The data from this research goes beyond traffic counts and accident reports. “Unlike traditional radar or video methods for monitoring traffic, LiDAR sensors can convert vehicle data into information about vehicle and pedestrian trajectory,” said Professor Hao Xu. “The program can identify when and where speeding is occurring, for example, and it can provide a time-space diagram, showing how vehicles slow down, stop, speed up and go through an intersection during a light cycle.”
Those projects focus on driver and pedestrian safety, but other LiDAR research has the potential to save lives by helping communities to better prepare for natural disasters.
New federal legislation in 2021 expanded the Landslide Hazards Program within the U.S. Geological Survey to include a hazards reduction and 3D elevation program. The new law was spurred by the devastating landslide in Oso, Washington, and a more recent landslide in Haines, Alaska. In Washington State, in about 1 minute on March 22, 2014, a debris flow demolished 40 homes, buried part of State Route 530, dammed the North Fork Stillaguamish River, and caused 43 fatalities.
According to the USGS, “New volume estimates of the landslide using LiDAR-derived maps collected after the landslide reveal that, by the time the event had ended, the landslide had moved about 19 million tons of sand and till, and had covered approximately one-half square mile.”
U.S. Senator Maria Cantwell, who introduced the legislation, said the hazards reduction and mapping program would help communities prepare for and respond to landslides. “Six years after the Oso landslide, everyone in the State of Washington remembers the devastating impacts landslides can have,” Senator Cantwell said in a new release. “This bill would dramatically increase our use of LiDAR data needed to map, identify, and track landslide risk areas. Employing our best science and mapping technologies will help communities across our state save lives, safeguard property, and improve our emergency planning and response.”
According to the USGS, landslides account for up to $2 billion in damages and an average of 25 fatalities every year. Landslides occur in all 50 states and “commonly occur in connection with other major natural disasters such as earthquakes, volcanoes, wildfires, and floods.”

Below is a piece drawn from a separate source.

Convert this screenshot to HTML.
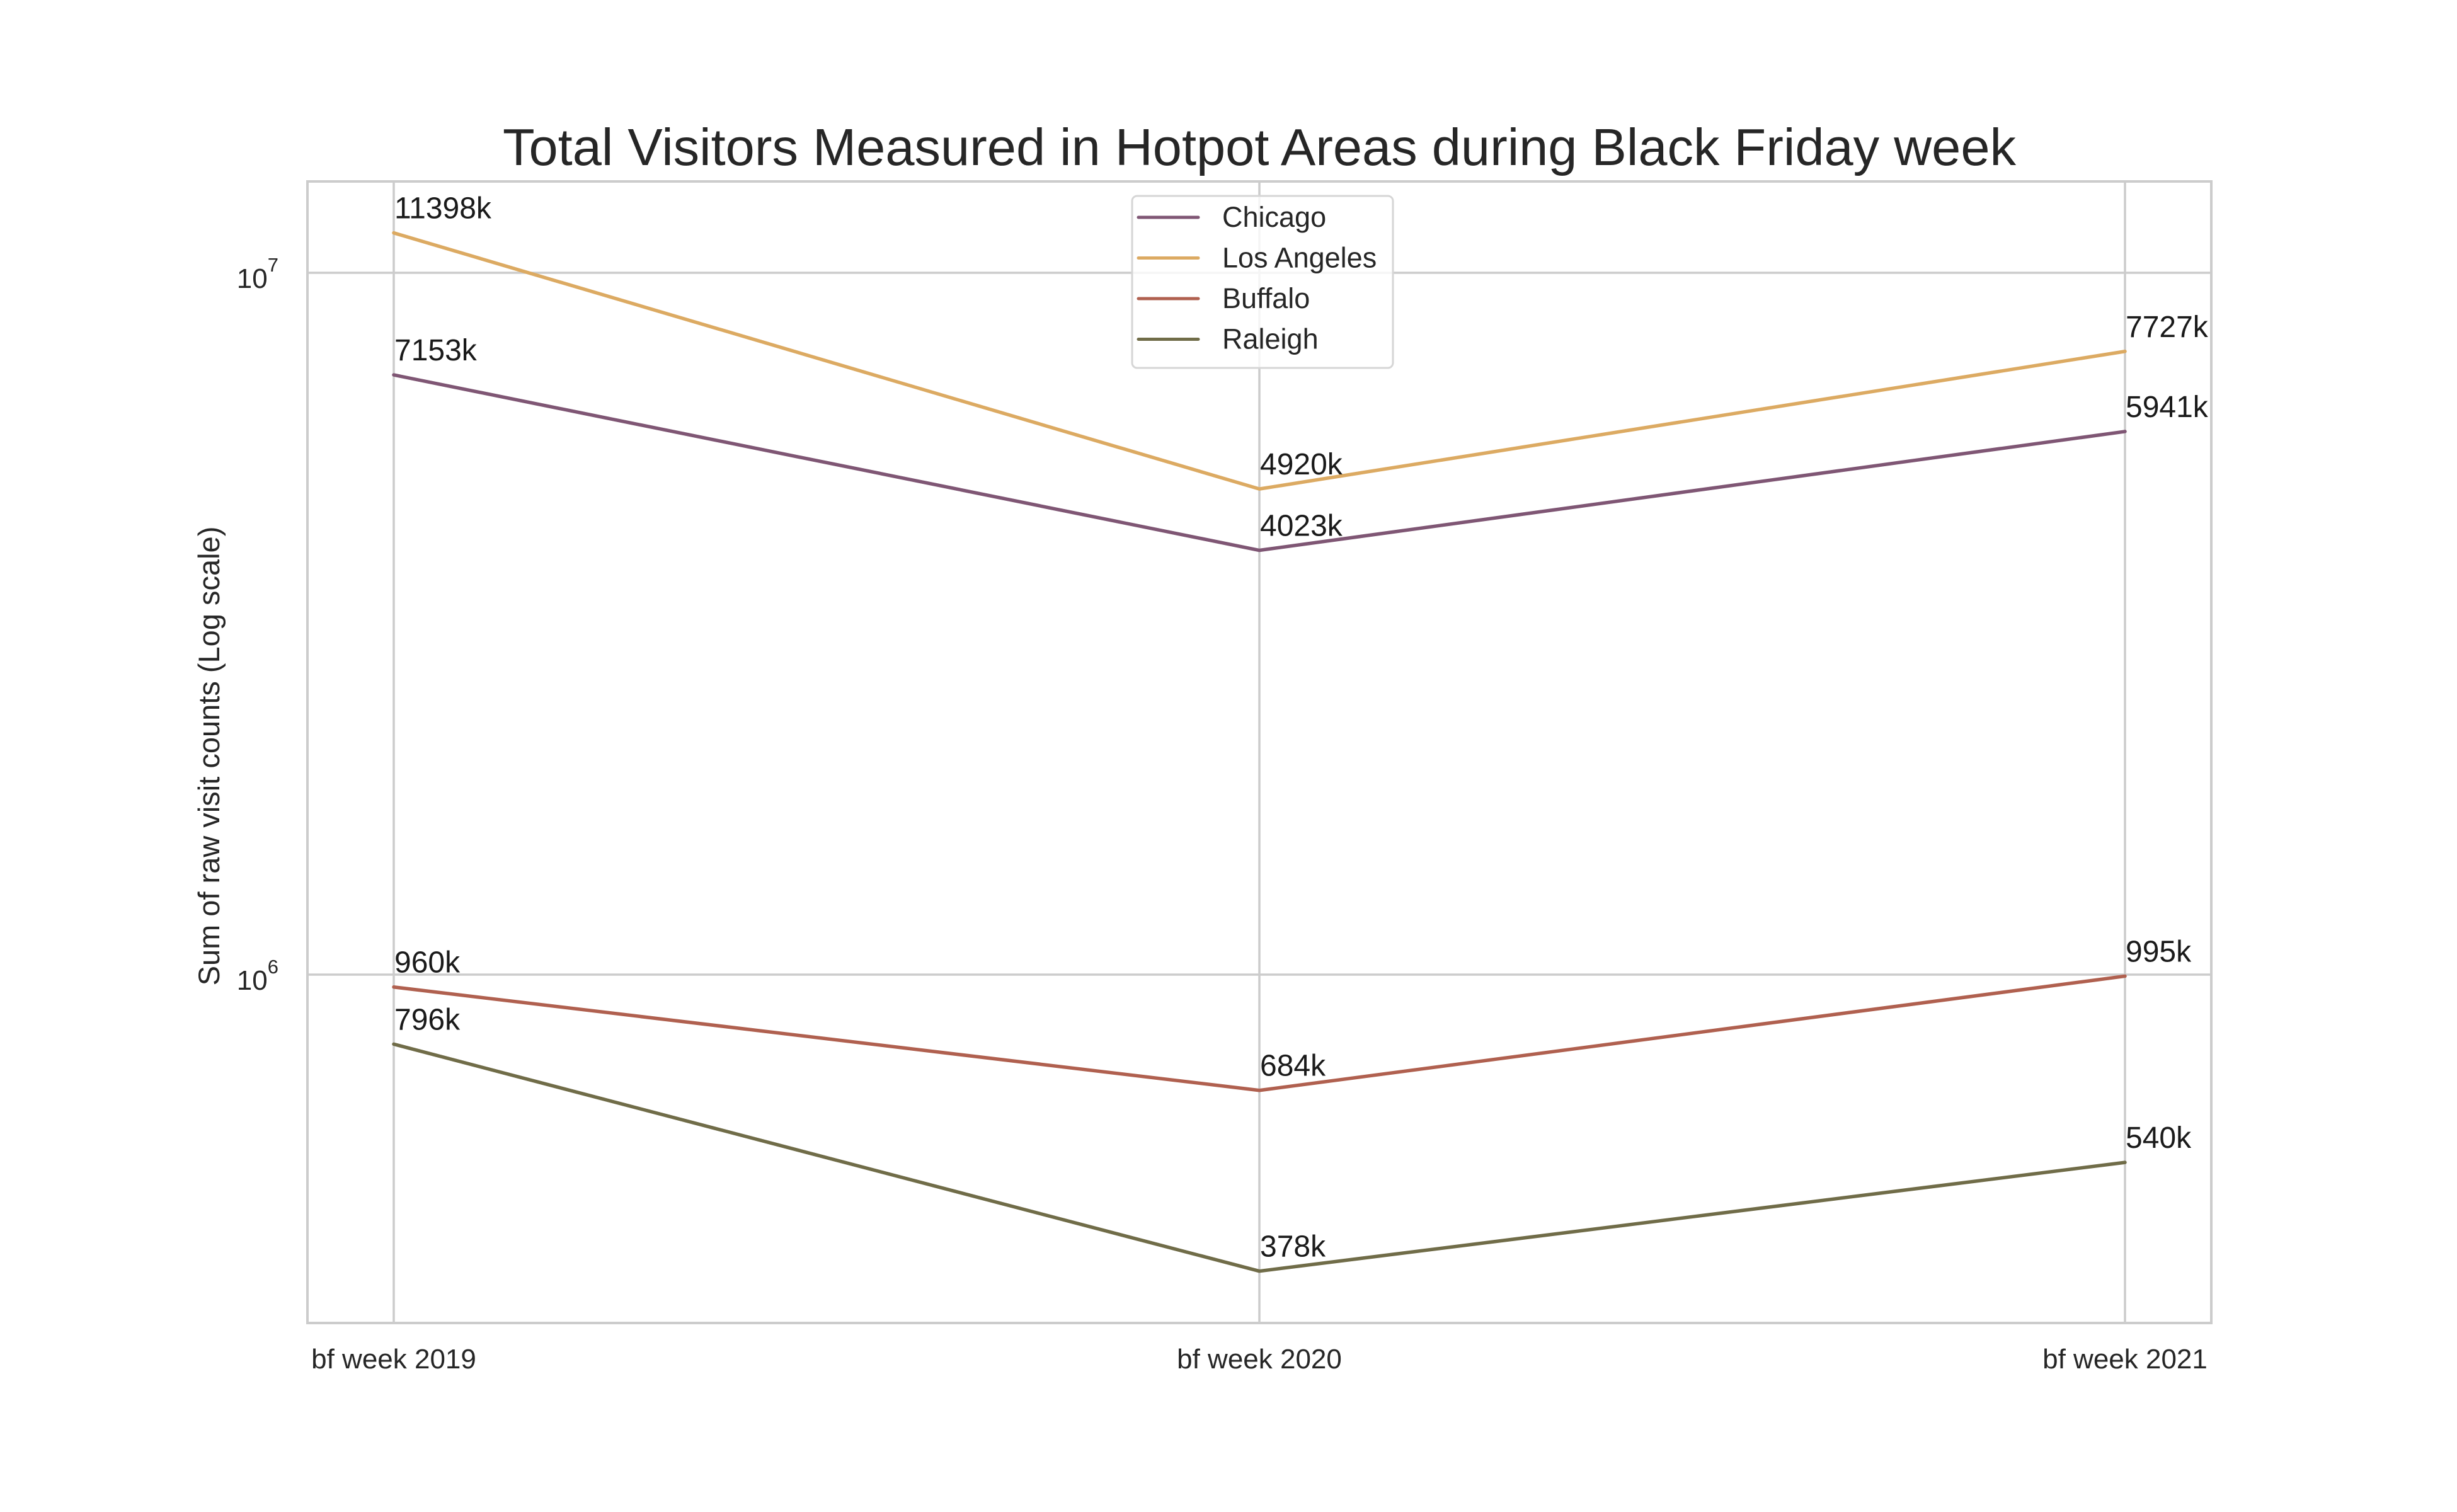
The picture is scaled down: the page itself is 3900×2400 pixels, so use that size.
<!DOCTYPE html>
<html><head><meta charset="utf-8"><style>
html,body{margin:0;padding:0;background:#fff;}
svg{display:block;font-family:"Liberation Sans",sans-serif;}
</style></head><body>
<svg id="chart" width="3900" height="2400" viewBox="0 0 3900 2400" xmlns="http://www.w3.org/2000/svg">
<rect width="3900" height="2400" fill="#fff"/>
<text x="1999" y="262" font-size="83" text-anchor="middle" fill="#262626">Total Visitors Measured in Hotpot Areas during Black Friday week</text>
<g id="grid"></g>
<rect x="488" y="288" width="3022" height="1812" fill="none" stroke="#cccccc" stroke-width="4"/>
<g id="ticks"></g>
<text transform="translate(348,1200) rotate(-90)" font-size="47" text-anchor="middle" fill="#262626">Sum of raw visit counts (Log scale)</text>
<g id="series"></g>
<g id="legend"></g>
</svg>
<script>
const categories = ["bf week 2019","bf week 2020","bf week 2021"];
const seriesNames = ["Chicago","Los Angeles","Buffalo","Raleigh"];
const chicago = [7153000, 4023000, 5941000];
const losAngeles = [11398000, 4920000, 7727000];
const buffalo = [960000, 684000, 995000];
const raleigh = [796000, 378000, 540000];
const yTickValues = [1e6, 1e7];
const yTickExps = ["6","7"];

const NS="http://www.w3.org/2000/svg";
const colors=["#7f5674","#dcaa62","#b0604f","#706c48"];
const allSeries=[chicago,losAngeles,buffalo,raleigh];
const xPos=i=>625+i*(3373-625)/(categories.length-1);
const yPos=v=>1547-(Math.log10(v)-6)*1114;
function mk(tag,attrs,parent){const e=document.createElementNS(NS,tag);for(const k in attrs)e.setAttribute(k,attrs[k]);parent.appendChild(e);return e;}
const grid=document.getElementById('grid'),ticks=document.getElementById('ticks'),ser=document.getElementById('series'),leg=document.getElementById('legend');
categories.forEach((c,i)=>{
  const l=mk('line',{x1:xPos(i),x2:xPos(i),y1:288,y2:2100,stroke:'#cccccc','stroke-width':3.5},grid);
  
  
  const t=mk('text',{x:xPos(i),y:2172,'font-size':44,'text-anchor':'middle',fill:'#262626'},ticks);
  t.textContent=c;
  
  
});
yTickValues.forEach((v,i)=>{
  const y=yPos(v);
  const l=mk('line',{x1:488,x2:3510,y1:y,y2:y,stroke:'#cccccc','stroke-width':3.5},grid);
  
  
  const t=mk('text',{x:442,y:y+24,'font-size':44,'text-anchor':'end',fill:'#262626'},ticks);
  
  
  t.textContent='10';
  const s=mk('tspan',{dy:-26,'font-size':31},t);s.textContent=yTickExps[i];
});
allSeries.forEach((d,si)=>{
  const pts=d.map((v,i)=>xPos(i)+','+yPos(v)).join(' ');
  const p=mk('polyline',{points:pts,fill:'none',stroke:colors[si],'stroke-width':5.5,'stroke-linejoin':'round','stroke-linecap':'round'},ser);
  
  
  d.forEach((v,i)=>{
    const t=mk('text',{x:xPos(i)+1,y:yPos(v)-23,'font-size':48,fill:'#1a1a1a'},ser);
    t.textContent=Math.round(v/1000)+'k';
    
    
  });
});
const box=mk('rect',{x:1797,y:311,width:414,height:273,rx:8,fill:'#ffffff','fill-opacity':0.8,stroke:'#d6d6d6','stroke-width':3},leg);


seriesNames.forEach((n,i)=>{
  const y=345+i*64.5;
  const g=mk('g',{},leg);
  
  
  mk('line',{x1:1807,x2:1902,y1:y,y2:y,stroke:colors[i],'stroke-width':5,'stroke-linecap':'round'},g);
  const t=mk('text',{x:1940,y:y+15,'font-size':45,fill:'#262626'},g);t.textContent=n;
});
</script>
</body></html>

Public agencies have consistently issued RFPs/RFQs for consultants to provide LiDAR data collection, analysis, and mapping services. IMS covers these current RFPs on a daily basis and tracks future projects through Advance Notices for its architectural, engineering, and consulting clients. In the last five years, agencies have released an average of 40 RFPs each year for LiDAR services, with a high of 47 projects in 2019. In the first nine months of 2021, IMS has covered 41 LiDAR-related projects. Some recent RFPs include:
* In Florida, the Gainesville Regional Utilities released an RFQ in September 2021 for consultants to perform a LiDAR survey for a 23-mile-long 138kV transmission line along a rural right of way (IMS 591922).

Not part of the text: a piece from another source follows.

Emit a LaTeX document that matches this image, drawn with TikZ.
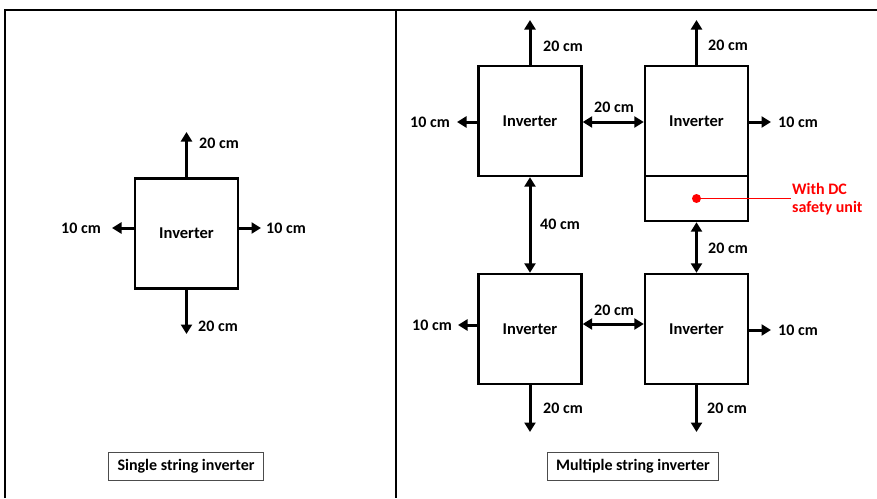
\documentclass[tikz,border=0pt]{standalone}
\usepackage{fontspec}
\setmainfont{Carlito}
\usetikzlibrary{arrows.meta}
\begin{document}
\begin{tikzpicture}[x=1pt,y=-1pt,
  inv/.style={draw,line width=2.4pt,minimum width=103pt,minimum height=110pt,inner sep=0pt,font=\fontsize{16.5}{18}\selectfont\bfseries},
  lbl/.style={font=\fontsize{16}{18}\selectfont\bfseries,inner sep=1pt},
  arr/.style={line width=3pt,-{Triangle[width=11pt,length=9.5pt]}},
  darr/.style={line width=3pt,{Triangle[width=11pt,length=9.5pt]}-{Triangle[width=11pt,length=9.5pt]}},
  capbox/.style={draw=black!70,line width=0.8pt,font=\fontsize{16}{18}\selectfont\bfseries,inner xsep=9pt,minimum height=28pt}]
\useasboundingbox (0,0) rectangle (877,498);
% frame
\draw[line width=1.8pt] (5,498) -- (5,10) -- (877,10);
\draw[line width=1.8pt] (396,10) -- (396,498);
% single inverter
\node[inv] (s) at (186.5,233.5) {Inverter};
\coordinate (sN) at (186.5,132);
\coordinate (sS) at (186.5,334);
\coordinate (sW) at (112,228);
\coordinate (sE) at (261,228);
\draw[arr] (s.north) -- (sN);
\draw[arr] (s.south) -- (sS);
\draw[arr] (s.west |- sW) -- (sW);
\draw[arr] (s.east |- sE) -- (sE);
\node[lbl] (sNl) at (219,143) {20 cm};
\node[lbl] (sSl) at (218,326) {20 cm};
\node[lbl] (sWl) at (81,228) {10 cm};
\node[lbl] (sEl) at (286,228) {10 cm};
% multiple
\node[inv] (tl) at (530,121) {Inverter};
\node[inv] (tr) at (696.5,121) {Inverter};
\node[draw,line width=2.4pt,minimum width=103pt,minimum height=45pt,inner sep=0pt] (trd) at (696.5,198.5) {};
\node[inv] (bl) at (530,329) {Inverter};
\node[inv] (br) at (696.5,329) {Inverter};
\coordinate (tlN) at (530,20);
\coordinate (trN) at (696.5,20);
\coordinate (tlW) at (457,122);
\coordinate (trE) at (771,122);
\coordinate (blW) at (458,325);
\coordinate (brE) at (771,330);
\coordinate (blS) at (530,432);
\coordinate (brS) at (696.5,432);
\draw[arr] (tl.north) -- (tlN);
\draw[arr] (tr.north) -- (trN);
\draw[arr] (tl.west |- tlW) -- (tlW);
\draw[arr] (tr.east |- trE) -- (trE);
\draw[darr] (tl.east |- 0,122) -- (tr.west |- 0,122);
\draw[darr] (tl.south) -- (bl.north);
\draw[darr] (trd.south) -- (br.north);
\draw[darr] (bl.east |- 0,324) -- (br.west |- 0,324);
\draw[arr] (bl.west |- blW) -- (blW);
\draw[arr] (br.east |- brE) -- (brE);
\draw[arr] (bl.south) -- (blS);
\draw[arr] (br.south) -- (brS);
\node[lbl] (l1) at (563,46) {20 cm};
\node[lbl] (l2) at (728,45) {20 cm};
\node[lbl] (l3) at (430,122) {10 cm};
\node[lbl] (l4) at (614,107) {20 cm};
\node[lbl] (l5) at (798,122) {10 cm};
\node[lbl] (l6) at (560,224) {40 cm};
\node[lbl] (l7) at (728,248) {20 cm};
\node[lbl] (l8) at (432,325) {10 cm};
\node[lbl] (l9) at (614,310) {20 cm};
\node[lbl] (l10) at (798,330) {10 cm};
\node[lbl] (l11) at (563,408) {20 cm};
\node[lbl] (l12) at (727,408) {20 cm};
% DC safety unit
\fill[red] (trd.center) circle (4.5pt) coordinate (dot);
\node[lbl,text=red,anchor=west,align=left] (dc) at (791,199) {With DC\\safety unit};
\draw[red,line width=1.6pt] (trd.center) -- (dc.west |- trd.center);
% captions
\node[capbox] (c1) at (186,466) {Single string inverter};
\node[capbox] (c2) at (633,466) {Multiple string inverter};
\end{tikzpicture}
\end{document}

* The City of Los Angeles, Department of Water and Power, released an RFP in September 2021 for LiDAR acquisition and processing services to help the department manage existing infrastructure and to plan for future infrastructure design, planning, and maintenance (IMS 556541-2).

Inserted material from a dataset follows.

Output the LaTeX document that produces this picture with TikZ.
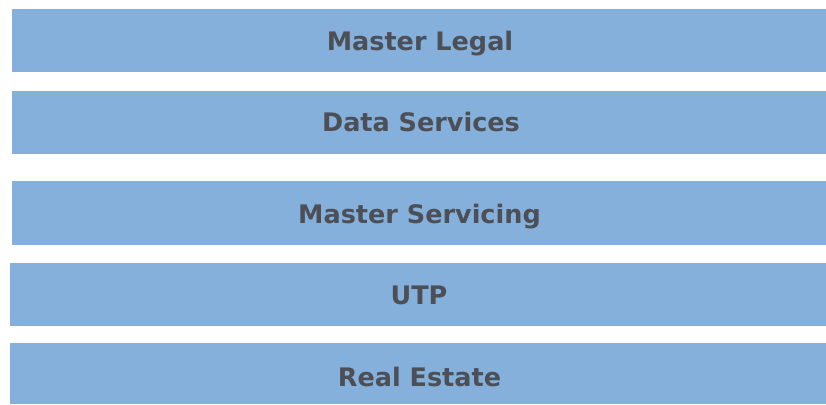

* Will County, Ill., released an RFP in September 2021 for a consultant to provide LiDAR byproduct data, including classification of buildings and vegetation, 2D tree canopy polygons, intensity imagery, detailed hydro break lines, culvert inventory, elevation models, and soil erosion potential areas (IMS 588933).
* Monroe County, Fla., released an RFP in August 2021 for engineering survey data collection using mobile scanning technologies and data preparation services (ground-based LiDAR) for up to five municipalities in the county (IMS 587438).
* The State of Washington’s Department of Natural Resources issued an RFP in August 2021 for LiDAR data acquisition and other remote sensing and processing to aid in hazard and natural resource mapping, as well as other asset and resource analyses (IMS 583413).
* The U.S. Department of Transportation, Federal Highway Administration, issued a solicitation notice in May 2021 for consultants to conduct research, assess capabilities and limitations, identify use cases, and provide recommendations relating to consumer grade handheld LiDAR technology for construction inspection and digital as-builts (IMS 574240).
LiDAR uses can range from scanning a room with an iPhone to creating a “digital twin” to model and monitor large infrastructure projects. As the technology becomes less expensive and more available, applications will find a place throughout the A/E/C industry.